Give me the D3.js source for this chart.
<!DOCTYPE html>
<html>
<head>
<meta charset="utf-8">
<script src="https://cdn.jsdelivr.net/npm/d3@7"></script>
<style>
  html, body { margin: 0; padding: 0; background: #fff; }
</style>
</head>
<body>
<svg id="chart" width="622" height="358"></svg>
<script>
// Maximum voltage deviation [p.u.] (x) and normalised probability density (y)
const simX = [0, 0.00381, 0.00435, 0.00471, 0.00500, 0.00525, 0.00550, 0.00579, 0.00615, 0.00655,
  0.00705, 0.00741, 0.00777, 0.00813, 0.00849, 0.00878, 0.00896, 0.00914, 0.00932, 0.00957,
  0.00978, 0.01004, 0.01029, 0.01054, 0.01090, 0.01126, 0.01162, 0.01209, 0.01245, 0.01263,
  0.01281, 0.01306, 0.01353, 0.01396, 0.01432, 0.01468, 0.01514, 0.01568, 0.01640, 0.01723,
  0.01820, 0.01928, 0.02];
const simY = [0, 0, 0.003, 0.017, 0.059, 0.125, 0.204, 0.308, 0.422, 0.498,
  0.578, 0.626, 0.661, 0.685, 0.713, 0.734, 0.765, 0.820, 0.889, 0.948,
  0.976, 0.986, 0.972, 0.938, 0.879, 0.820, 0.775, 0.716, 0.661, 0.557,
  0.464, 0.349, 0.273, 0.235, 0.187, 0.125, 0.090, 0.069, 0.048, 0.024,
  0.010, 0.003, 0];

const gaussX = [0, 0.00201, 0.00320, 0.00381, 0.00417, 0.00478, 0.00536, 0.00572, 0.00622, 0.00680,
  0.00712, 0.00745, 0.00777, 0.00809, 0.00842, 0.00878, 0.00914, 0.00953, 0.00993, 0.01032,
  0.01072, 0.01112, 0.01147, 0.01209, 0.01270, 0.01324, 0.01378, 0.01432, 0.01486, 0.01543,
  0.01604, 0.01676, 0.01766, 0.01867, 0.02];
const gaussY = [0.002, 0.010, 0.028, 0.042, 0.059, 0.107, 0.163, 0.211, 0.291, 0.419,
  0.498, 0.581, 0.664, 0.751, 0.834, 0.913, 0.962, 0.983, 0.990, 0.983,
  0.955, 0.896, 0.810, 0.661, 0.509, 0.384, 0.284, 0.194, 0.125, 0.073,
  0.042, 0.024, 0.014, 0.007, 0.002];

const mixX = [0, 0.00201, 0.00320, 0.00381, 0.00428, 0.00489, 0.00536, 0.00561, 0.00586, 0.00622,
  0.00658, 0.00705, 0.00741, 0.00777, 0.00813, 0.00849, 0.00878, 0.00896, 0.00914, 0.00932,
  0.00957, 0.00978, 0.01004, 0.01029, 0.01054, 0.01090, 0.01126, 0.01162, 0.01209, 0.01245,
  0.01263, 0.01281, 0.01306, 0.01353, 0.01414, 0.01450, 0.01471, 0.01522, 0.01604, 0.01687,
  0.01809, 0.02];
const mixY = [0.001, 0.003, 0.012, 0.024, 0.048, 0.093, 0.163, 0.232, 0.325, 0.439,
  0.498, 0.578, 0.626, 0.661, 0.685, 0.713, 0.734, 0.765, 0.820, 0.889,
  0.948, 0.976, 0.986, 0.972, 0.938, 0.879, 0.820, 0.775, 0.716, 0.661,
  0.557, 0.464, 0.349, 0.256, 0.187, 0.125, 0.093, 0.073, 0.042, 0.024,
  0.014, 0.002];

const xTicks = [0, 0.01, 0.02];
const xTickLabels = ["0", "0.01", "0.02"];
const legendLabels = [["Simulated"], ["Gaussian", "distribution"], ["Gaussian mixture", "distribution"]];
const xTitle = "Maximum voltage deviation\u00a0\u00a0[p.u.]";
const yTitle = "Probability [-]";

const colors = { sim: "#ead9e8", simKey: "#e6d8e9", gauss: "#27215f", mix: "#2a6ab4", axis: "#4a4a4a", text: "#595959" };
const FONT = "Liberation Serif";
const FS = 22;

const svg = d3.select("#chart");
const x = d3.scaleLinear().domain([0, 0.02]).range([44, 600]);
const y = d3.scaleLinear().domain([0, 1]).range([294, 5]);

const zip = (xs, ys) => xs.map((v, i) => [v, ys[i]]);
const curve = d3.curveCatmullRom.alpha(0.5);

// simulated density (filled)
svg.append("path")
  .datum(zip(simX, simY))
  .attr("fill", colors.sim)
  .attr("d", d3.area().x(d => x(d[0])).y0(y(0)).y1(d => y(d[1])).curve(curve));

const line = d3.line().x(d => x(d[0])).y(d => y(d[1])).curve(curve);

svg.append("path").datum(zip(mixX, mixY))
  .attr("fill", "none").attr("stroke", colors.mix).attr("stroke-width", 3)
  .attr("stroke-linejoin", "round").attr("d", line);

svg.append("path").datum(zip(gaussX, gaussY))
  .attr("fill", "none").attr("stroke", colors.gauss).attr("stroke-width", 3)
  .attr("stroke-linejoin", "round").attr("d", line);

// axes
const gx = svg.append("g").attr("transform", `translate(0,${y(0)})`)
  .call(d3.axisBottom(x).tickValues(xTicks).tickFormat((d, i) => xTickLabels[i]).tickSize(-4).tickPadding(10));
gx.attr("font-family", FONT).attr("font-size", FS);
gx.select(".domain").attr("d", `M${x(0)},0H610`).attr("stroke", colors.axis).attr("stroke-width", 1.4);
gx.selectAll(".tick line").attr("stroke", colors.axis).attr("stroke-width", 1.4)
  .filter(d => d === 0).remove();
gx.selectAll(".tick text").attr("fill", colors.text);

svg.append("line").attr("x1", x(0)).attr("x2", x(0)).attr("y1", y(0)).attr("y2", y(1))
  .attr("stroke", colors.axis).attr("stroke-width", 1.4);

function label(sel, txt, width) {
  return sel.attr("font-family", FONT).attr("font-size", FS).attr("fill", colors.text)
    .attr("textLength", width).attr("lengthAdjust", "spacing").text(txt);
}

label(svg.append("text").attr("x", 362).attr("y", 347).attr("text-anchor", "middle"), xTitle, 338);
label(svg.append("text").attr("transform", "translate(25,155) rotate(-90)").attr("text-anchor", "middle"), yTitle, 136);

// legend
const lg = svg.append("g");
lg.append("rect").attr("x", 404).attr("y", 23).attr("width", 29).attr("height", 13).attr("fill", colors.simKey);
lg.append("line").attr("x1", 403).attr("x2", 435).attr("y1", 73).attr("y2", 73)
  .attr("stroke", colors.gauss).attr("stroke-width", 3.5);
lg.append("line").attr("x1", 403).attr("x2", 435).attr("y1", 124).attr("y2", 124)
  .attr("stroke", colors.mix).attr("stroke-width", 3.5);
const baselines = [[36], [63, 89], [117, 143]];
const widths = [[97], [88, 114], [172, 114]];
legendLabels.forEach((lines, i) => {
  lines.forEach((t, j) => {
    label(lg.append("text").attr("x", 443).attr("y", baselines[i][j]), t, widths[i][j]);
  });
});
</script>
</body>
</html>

++++++++++++++++++++

**OBJECTIVE**
Starting at the first line of the data above, please restate word for word every line up to and including the one that holds "0.010, 0.003, 0];", and add nothing else.

**EXERCISE RESPONSE**
Give me the D3.js source for this chart.
<!DOCTYPE html>
<html>
<head>
<meta charset="utf-8">
<script src="https://cdn.jsdelivr.net/npm/d3@7"></script>
<style>
  html, body { margin: 0; padding: 0; background: #fff; }
</style>
</head>
<body>
<svg id="chart" width="622" height="358"></svg>
<script>
// Maximum voltage deviation [p.u.] (x) and normalised probability density (y)
const simX = [0, 0.00381, 0.00435, 0.00471, 0.00500, 0.00525, 0.00550, 0.00579, 0.00615, 0.00655,
  0.00705, 0.00741, 0.00777, 0.00813, 0.00849, 0.00878, 0.00896, 0.00914, 0.00932, 0.00957,
  0.00978, 0.01004, 0.01029, 0.01054, 0.01090, 0.01126, 0.01162, 0.01209, 0.01245, 0.01263,
  0.01281, 0.01306, 0.01353, 0.01396, 0.01432, 0.01468, 0.01514, 0.01568, 0.01640, 0.01723,
  0.01820, 0.01928, 0.02];
const simY = [0, 0, 0.003, 0.017, 0.059, 0.125, 0.204, 0.308, 0.422, 0.498,
  0.578, 0.626, 0.661, 0.685, 0.713, 0.734, 0.765, 0.820, 0.889, 0.948,
  0.976, 0.986, 0.972, 0.938, 0.879, 0.820, 0.775, 0.716, 0.661, 0.557,
  0.464, 0.349, 0.273, 0.235, 0.187, 0.125, 0.090, 0.069, 0.048, 0.024,
  0.010, 0.003, 0];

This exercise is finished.